/ 21 July 2009

China websites close amid tightening controls

Several Chinese internet sites and parts of popular web portals went offline on Tuesday amid tightening controls that have already left mainland web users without access to Facebook, Twitter and other well-known social networking sites.

Digu and Zuosa, two Chinese websites that offer micro-blogging services similar to Twitter, were both shut down for maintenance, according to notices posted on their homepages. A Digu spokesperson who would only give her surname, Zhang, said the site was offline so it could be moved to a new server. She said it would be down for at least a week.

”It’s a sensitive period, so we are not in a rush to reopen it,” Zhang said, adding that some Digu users had recently tried to post politically sensitive material to the site and that the company was having to censor such content. She wouldn’t give any specific examples.

Zuosa employees did not respond to an email seeking comment about the sites’ closure.

The technology channels of the popular Sina and Netease web portals were also shut, apparently because they had posted news about a corruption probe without clearance from state censors.

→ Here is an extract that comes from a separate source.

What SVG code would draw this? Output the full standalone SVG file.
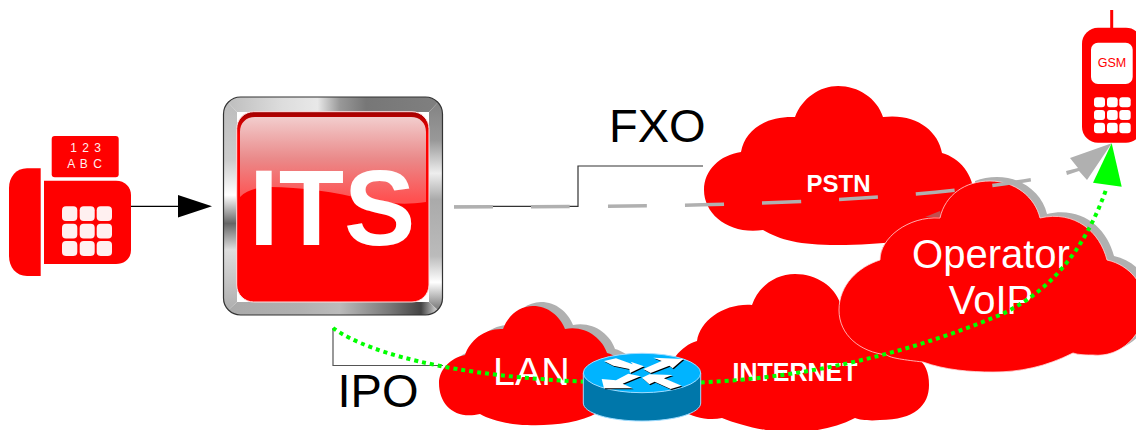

China, with the world’s largest population of internet users at more than 298-million, has the world’s most extensive system of web monitoring and censorship and has issued numerous regulations in response to the rise of blogging and other trends.

While the government claims the main targets are pornography, online gambling and other sites deemed harmful to society, critics say that often acts as cover for detecting and blocking sensitive political content.

Twitter, Facebook and Fanfou, a Chinese site similar to Twitter, have all been blocked by Chinese authorities recently.

”Over the last few months in particular, news [in China] is being circulated through those Twitter-like sites or Facebook-like sites and instantly disseminated on a large scale,” said Xiao Qiang, director of the Berkeley China Internet Project at the University of California-Berkeley.

”It makes it very hard for the censors to block the news from circulating … so they have stopped all these sites I guess while they figure out what to do.”

The technology channels of China’s leading web portals, Sina and Netease, could not be opened for several hours after both sites posted news about a Namibian probe into corruption allegations against Nuctech, a Beijing company that makes scanning equipment.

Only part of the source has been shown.